I’m somebody that needs to know the steps of doing something before I do it. Otherwise, I’m super nervous about doing that thing.
For instance, in college, when I worked for the student newspaper, I had to go through media relations people to talk to the school’s athletes or coaches for an interview. But when I worked for the newspaper in my hometown the summer after graduation, often there weren’t media relations people. I had to learn how to do something all over again, more or less.
Since the steps were new, I was a little unsure when I first started, a little nervous, to be honest with you. It’s like when you go on a first date with someone you don’t know all too well – you’re not quite sure what to expect, so you try to prepare for every eventuality. You end up sounding like Leslie Knope from Parks & Recreation. Seriously, watch the video.
But in those situations, any of them, we need to learn to step forward anyways. Following Jesus is kind of the same thing.
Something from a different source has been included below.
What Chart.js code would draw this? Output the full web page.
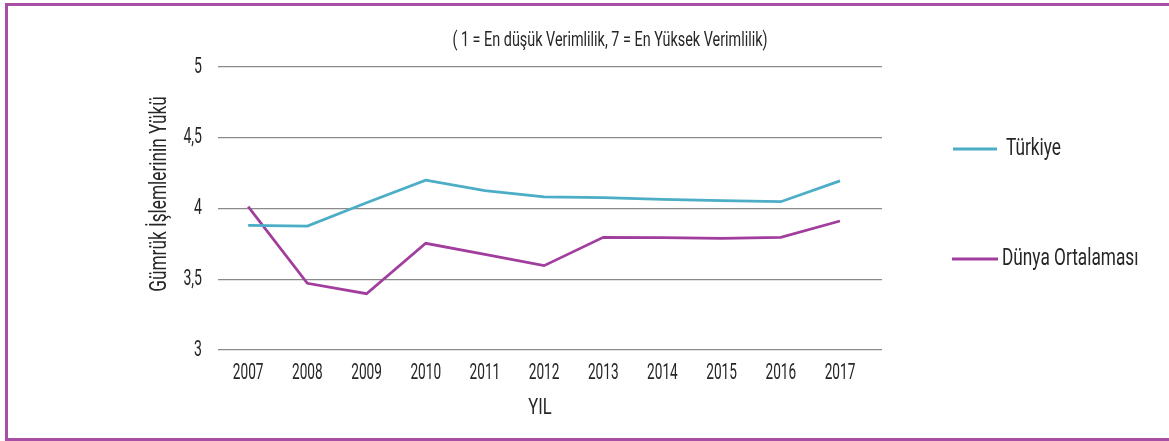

I’ve been reading Jeremiah over the last couple weeks (you can read here some thoughts I’ve had already), and this thought occurred to me today. It is not our understanding of things that saves us, but our faith that is counted as righteousness, even when we don’t fully understand.
I was reading Jeremiah this morning and reading about how God was going to judge the Israelites, and I just wondered why God acted the way He did towards them. Why did He not show them grace? Why did He not show mercy? He’s full of grace and mercy, why couldn’t He show it then?
I don’t understand why, but I don’t have to understand. He’s God. He’s majestic. He’s glorious. He’s in control. He’s all-wise. And I’m not. And I don’t get it.
For whatever reason, as Christians, we’ve been told that we have to accept everything full-on with no questioning, no real processing. We can’t be “good Christians” and try to think through things. I say that’s awful. I’d say that we shouldn’t just accept everything at face value because someone told us to. What kind of faith is that? It’s based more on somebody else’s thoughts than your own.
To be honest, I read Jeremiah and I wonder why God was the way He was. I question God. It’s in those moments of questioning where we need to bank on what we know about God, what we believe is true and know for sure and have no doubts about, and trust that He’s got a plan and that He knows better.
If you’re questioning God or things about God and you’re in a church/Christian context, don’t be afraid of it. Maybe it’s something the Lord is using to create a stronger relationship with Him. That’s definitely how it’s working out in my life.
Recently I’ve been going through a dry spell in my walk with Jesus where I’ve questioned a lot of things, even, at times, whether or not I believe, whether or not God really cares for me, whether or not it’s worth it to follow Jesus. I know it’s worth it, I know that God is the only way this world makes sense, but I’ve allowed myself some space to work through some things instead of getting down on myself for questioning things in the first place.
I think that, in that space, God has done some of His best work on my mind and on my soul.
But I have to remember that, at the end of the day, there are some things that, this side of heaven, I may never understand. And then, I recall to mind Romans 4:5 –
And to the one who does not work but believes in him who justifies the ungodly, his faith is counted as righteousness…
It’s not me understanding everything that saves me, it’s me believing in God, who justifies the ungodly, of whom I am most certainly one.